— WHAT IS EXPECTED —
Below are some records: retype them all exactly, but not the pictures.

--- begin TASK MATERIAL ---

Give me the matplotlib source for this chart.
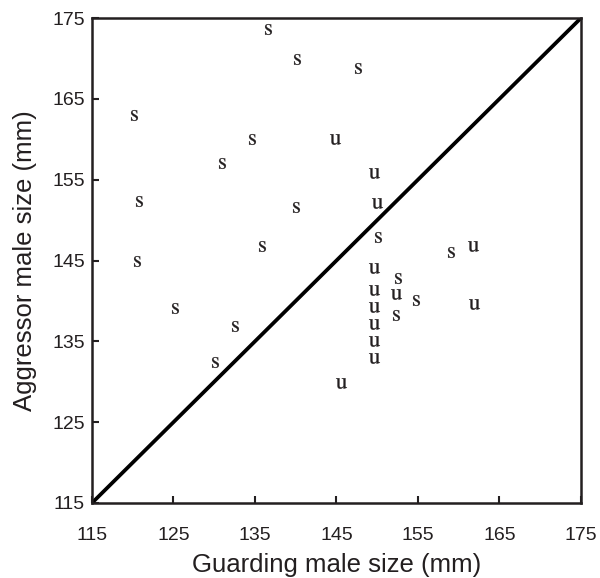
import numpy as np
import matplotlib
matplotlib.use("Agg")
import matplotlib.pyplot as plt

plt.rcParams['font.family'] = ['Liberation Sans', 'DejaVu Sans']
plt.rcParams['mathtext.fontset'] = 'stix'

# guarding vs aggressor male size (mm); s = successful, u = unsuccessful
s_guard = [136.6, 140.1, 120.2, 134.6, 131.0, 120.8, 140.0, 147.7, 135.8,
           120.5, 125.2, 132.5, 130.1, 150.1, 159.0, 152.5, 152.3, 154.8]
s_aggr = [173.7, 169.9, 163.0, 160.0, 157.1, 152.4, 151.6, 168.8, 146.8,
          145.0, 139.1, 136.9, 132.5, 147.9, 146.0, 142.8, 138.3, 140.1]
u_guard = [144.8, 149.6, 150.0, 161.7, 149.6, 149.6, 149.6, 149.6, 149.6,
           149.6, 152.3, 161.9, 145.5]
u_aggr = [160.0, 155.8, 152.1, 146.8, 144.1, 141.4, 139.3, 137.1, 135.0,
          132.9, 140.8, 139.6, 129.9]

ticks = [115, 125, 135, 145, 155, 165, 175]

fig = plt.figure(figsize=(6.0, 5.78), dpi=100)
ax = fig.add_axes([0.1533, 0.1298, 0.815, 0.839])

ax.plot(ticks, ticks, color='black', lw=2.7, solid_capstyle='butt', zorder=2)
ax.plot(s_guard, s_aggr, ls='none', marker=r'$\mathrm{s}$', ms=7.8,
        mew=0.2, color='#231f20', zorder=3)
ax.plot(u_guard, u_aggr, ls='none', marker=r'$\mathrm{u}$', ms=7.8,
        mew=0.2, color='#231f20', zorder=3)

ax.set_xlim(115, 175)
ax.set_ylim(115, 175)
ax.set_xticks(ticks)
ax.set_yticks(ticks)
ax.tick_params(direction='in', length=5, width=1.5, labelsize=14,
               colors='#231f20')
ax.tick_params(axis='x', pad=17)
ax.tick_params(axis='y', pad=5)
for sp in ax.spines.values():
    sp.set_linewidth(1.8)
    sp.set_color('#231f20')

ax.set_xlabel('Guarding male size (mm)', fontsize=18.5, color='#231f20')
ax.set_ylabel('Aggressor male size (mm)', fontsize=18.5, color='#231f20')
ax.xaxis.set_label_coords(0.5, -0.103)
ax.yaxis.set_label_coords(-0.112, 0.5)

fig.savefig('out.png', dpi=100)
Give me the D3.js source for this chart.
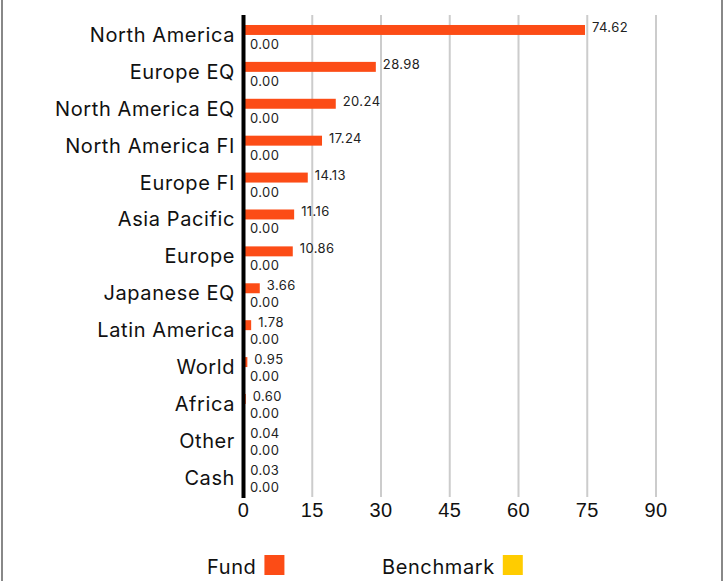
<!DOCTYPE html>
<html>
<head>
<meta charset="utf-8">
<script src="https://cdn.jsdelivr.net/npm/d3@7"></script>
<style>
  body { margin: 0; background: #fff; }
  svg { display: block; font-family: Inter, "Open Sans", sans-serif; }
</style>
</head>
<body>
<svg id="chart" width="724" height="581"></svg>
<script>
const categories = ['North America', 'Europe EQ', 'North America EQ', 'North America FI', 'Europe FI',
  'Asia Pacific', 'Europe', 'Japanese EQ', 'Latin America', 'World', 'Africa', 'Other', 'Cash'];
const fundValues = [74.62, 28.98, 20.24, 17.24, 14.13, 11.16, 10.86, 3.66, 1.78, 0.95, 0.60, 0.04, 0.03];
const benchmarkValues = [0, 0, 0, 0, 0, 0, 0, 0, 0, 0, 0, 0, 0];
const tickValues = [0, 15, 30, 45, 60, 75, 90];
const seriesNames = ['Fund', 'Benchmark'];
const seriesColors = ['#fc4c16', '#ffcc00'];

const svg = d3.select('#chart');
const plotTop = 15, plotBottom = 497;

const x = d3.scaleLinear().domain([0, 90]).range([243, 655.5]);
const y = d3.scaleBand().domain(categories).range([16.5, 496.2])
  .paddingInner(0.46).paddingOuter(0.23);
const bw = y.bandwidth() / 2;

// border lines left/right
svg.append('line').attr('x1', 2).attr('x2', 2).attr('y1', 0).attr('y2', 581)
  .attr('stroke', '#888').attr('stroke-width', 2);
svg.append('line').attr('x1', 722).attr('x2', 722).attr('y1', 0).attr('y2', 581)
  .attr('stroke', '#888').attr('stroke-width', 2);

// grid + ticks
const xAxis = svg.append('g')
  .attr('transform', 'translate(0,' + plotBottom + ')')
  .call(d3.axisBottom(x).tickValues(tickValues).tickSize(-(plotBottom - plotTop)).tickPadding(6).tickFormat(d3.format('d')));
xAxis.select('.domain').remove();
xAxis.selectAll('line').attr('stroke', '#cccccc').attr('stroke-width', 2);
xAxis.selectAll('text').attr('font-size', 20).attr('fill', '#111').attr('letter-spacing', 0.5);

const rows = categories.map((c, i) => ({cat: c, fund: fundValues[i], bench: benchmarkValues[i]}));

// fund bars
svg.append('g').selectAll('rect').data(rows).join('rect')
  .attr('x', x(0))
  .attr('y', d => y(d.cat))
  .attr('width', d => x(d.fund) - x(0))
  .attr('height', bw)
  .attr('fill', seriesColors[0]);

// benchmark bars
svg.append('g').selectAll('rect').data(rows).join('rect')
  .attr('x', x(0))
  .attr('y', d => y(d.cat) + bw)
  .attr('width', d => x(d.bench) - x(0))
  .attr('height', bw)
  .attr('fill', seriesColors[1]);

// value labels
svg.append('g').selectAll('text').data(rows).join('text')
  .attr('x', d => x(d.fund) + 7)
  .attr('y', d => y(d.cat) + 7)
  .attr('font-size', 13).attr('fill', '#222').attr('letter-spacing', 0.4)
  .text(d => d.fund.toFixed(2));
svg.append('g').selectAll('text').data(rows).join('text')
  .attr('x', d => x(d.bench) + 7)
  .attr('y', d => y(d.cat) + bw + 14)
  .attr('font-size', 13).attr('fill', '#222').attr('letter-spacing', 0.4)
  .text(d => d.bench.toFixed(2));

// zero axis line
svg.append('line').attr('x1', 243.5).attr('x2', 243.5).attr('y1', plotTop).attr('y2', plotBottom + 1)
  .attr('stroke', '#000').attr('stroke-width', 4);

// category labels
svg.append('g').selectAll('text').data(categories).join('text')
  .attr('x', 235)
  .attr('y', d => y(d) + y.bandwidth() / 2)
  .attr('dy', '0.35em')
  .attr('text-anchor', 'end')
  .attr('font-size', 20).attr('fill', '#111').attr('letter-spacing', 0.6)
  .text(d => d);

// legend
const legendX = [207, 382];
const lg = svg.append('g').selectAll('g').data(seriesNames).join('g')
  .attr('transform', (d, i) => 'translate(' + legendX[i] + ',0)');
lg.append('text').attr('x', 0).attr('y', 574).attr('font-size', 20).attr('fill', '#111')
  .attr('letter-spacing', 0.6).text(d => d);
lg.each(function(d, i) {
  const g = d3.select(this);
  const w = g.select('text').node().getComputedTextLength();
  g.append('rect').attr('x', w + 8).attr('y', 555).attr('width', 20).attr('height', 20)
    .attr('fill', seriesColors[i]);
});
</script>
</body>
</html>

--- end TASK MATERIAL ---

— SOLUTION FOR THIS TASK —
Give me the matplotlib source for this chart.
import numpy as np
import matplotlib
matplotlib.use("Agg")
import matplotlib.pyplot as plt

plt.rcParams['font.family'] = ['Liberation Sans', 'DejaVu Sans']
plt.rcParams['mathtext.fontset'] = 'stix'

# guarding vs aggressor male size (mm); s = successful, u = unsuccessful
s_guard = [136.6, 140.1, 120.2, 134.6, 131.0, 120.8, 140.0, 147.7, 135.8,
           120.5, 125.2, 132.5, 130.1, 150.1, 159.0, 152.5, 152.3, 154.8]
s_aggr = [173.7, 169.9, 163.0, 160.0, 157.1, 152.4, 151.6, 168.8, 146.8,
          145.0, 139.1, 136.9, 132.5, 147.9, 146.0, 142.8, 138.3, 140.1]
u_guard = [144.8, 149.6, 150.0, 161.7, 149.6, 149.6, 149.6, 149.6, 149.6,
           149.6, 152.3, 161.9, 145.5]
u_aggr = [160.0, 155.8, 152.1, 146.8, 144.1, 141.4, 139.3, 137.1, 135.0,
          132.9, 140.8, 139.6, 129.9]

ticks = [115, 125, 135, 145, 155, 165, 175]

fig = plt.figure(figsize=(6.0, 5.78), dpi=100)
ax = fig.add_axes([0.1533, 0.1298, 0.815, 0.839])

ax.plot(ticks, ticks, color='black', lw=2.7, solid_capstyle='butt', zorder=2)
ax.plot(s_guard, s_aggr, ls='none', marker=r'$\mathrm{s}$', ms=7.8,
        mew=0.2, color='#231f20', zorder=3)
ax.plot(u_guard, u_aggr, ls='none', marker=r'$\mathrm{u}$', ms=7.8,
        mew=0.2, color='#231f20', zorder=3)

ax.set_xlim(115, 175)
ax.set_ylim(115, 175)
ax.set_xticks(ticks)
ax.set_yticks(ticks)
ax.tick_params(direction='in', length=5, width=1.5, labelsize=14,
               colors='#231f20')
ax.tick_params(axis='x', pad=17)
ax.tick_params(axis='y', pad=5)
for sp in ax.spines.values():
    sp.set_linewidth(1.8)
    sp.set_color('#231f20')

ax.set_xlabel('Guarding male size (mm)', fontsize=18.5, color='#231f20')
ax.set_ylabel('Aggressor male size (mm)', fontsize=18.5, color='#231f20')
ax.xaxis.set_label_coords(0.5, -0.103)
ax.yaxis.set_label_coords(-0.112, 0.5)

fig.savefig('out.png', dpi=100)
Give me the D3.js source for this chart.
<!DOCTYPE html>
<html>
<head>
<meta charset="utf-8">
<script src="https://cdn.jsdelivr.net/npm/d3@7"></script>
<style>
  body { margin: 0; background: #fff; }
  svg { display: block; font-family: Inter, "Open Sans", sans-serif; }
</style>
</head>
<body>
<svg id="chart" width="724" height="581"></svg>
<script>
const categories = ['North America', 'Europe EQ', 'North America EQ', 'North America FI', 'Europe FI',
  'Asia Pacific', 'Europe', 'Japanese EQ', 'Latin America', 'World', 'Africa', 'Other', 'Cash'];
const fundValues = [74.62, 28.98, 20.24, 17.24, 14.13, 11.16, 10.86, 3.66, 1.78, 0.95, 0.60, 0.04, 0.03];
const benchmarkValues = [0, 0, 0, 0, 0, 0, 0, 0, 0, 0, 0, 0, 0];
const tickValues = [0, 15, 30, 45, 60, 75, 90];
const seriesNames = ['Fund', 'Benchmark'];
const seriesColors = ['#fc4c16', '#ffcc00'];

const svg = d3.select('#chart');
const plotTop = 15, plotBottom = 497;

const x = d3.scaleLinear().domain([0, 90]).range([243, 655.5]);
const y = d3.scaleBand().domain(categories).range([16.5, 496.2])
  .paddingInner(0.46).paddingOuter(0.23);
const bw = y.bandwidth() / 2;

// border lines left/right
svg.append('line').attr('x1', 2).attr('x2', 2).attr('y1', 0).attr('y2', 581)
  .attr('stroke', '#888').attr('stroke-width', 2);
svg.append('line').attr('x1', 722).attr('x2', 722).attr('y1', 0).attr('y2', 581)
  .attr('stroke', '#888').attr('stroke-width', 2);

// grid + ticks
const xAxis = svg.append('g')
  .attr('transform', 'translate(0,' + plotBottom + ')')
  .call(d3.axisBottom(x).tickValues(tickValues).tickSize(-(plotBottom - plotTop)).tickPadding(6).tickFormat(d3.format('d')));
xAxis.select('.domain').remove();
xAxis.selectAll('line').attr('stroke', '#cccccc').attr('stroke-width', 2);
xAxis.selectAll('text').attr('font-size', 20).attr('fill', '#111').attr('letter-spacing', 0.5);

const rows = categories.map((c, i) => ({cat: c, fund: fundValues[i], bench: benchmarkValues[i]}));

// fund bars
svg.append('g').selectAll('rect').data(rows).join('rect')
  .attr('x', x(0))
  .attr('y', d => y(d.cat))
  .attr('width', d => x(d.fund) - x(0))
  .attr('height', bw)
  .attr('fill', seriesColors[0]);

// benchmark bars
svg.append('g').selectAll('rect').data(rows).join('rect')
  .attr('x', x(0))
  .attr('y', d => y(d.cat) + bw)
  .attr('width', d => x(d.bench) - x(0))
  .attr('height', bw)
  .attr('fill', seriesColors[1]);

// value labels
svg.append('g').selectAll('text').data(rows).join('text')
  .attr('x', d => x(d.fund) + 7)
  .attr('y', d => y(d.cat) + 7)
  .attr('font-size', 13).attr('fill', '#222').attr('letter-spacing', 0.4)
  .text(d => d.fund.toFixed(2));
svg.append('g').selectAll('text').data(rows).join('text')
  .attr('x', d => x(d.bench) + 7)
  .attr('y', d => y(d.cat) + bw + 14)
  .attr('font-size', 13).attr('fill', '#222').attr('letter-spacing', 0.4)
  .text(d => d.bench.toFixed(2));

// zero axis line
svg.append('line').attr('x1', 243.5).attr('x2', 243.5).attr('y1', plotTop).attr('y2', plotBottom + 1)
  .attr('stroke', '#000').attr('stroke-width', 4);

// category labels
svg.append('g').selectAll('text').data(categories).join('text')
  .attr('x', 235)
  .attr('y', d => y(d) + y.bandwidth() / 2)
  .attr('dy', '0.35em')
  .attr('text-anchor', 'end')
  .attr('font-size', 20).attr('fill', '#111').attr('letter-spacing', 0.6)
  .text(d => d);

// legend
const legendX = [207, 382];
const lg = svg.append('g').selectAll('g').data(seriesNames).join('g')
  .attr('transform', (d, i) => 'translate(' + legendX[i] + ',0)');
lg.append('text').attr('x', 0).attr('y', 574).attr('font-size', 20).attr('fill', '#111')
  .attr('letter-spacing', 0.6).text(d => d);
lg.each(function(d, i) {
  const g = d3.select(this);
  const w = g.select('text').node().getComputedTextLength();
  g.append('rect').attr('x', w + 8).attr('y', 555).attr('width', 20).attr('height', 20)
    .attr('fill', seriesColors[i]);
});
</script>
</body>
</html>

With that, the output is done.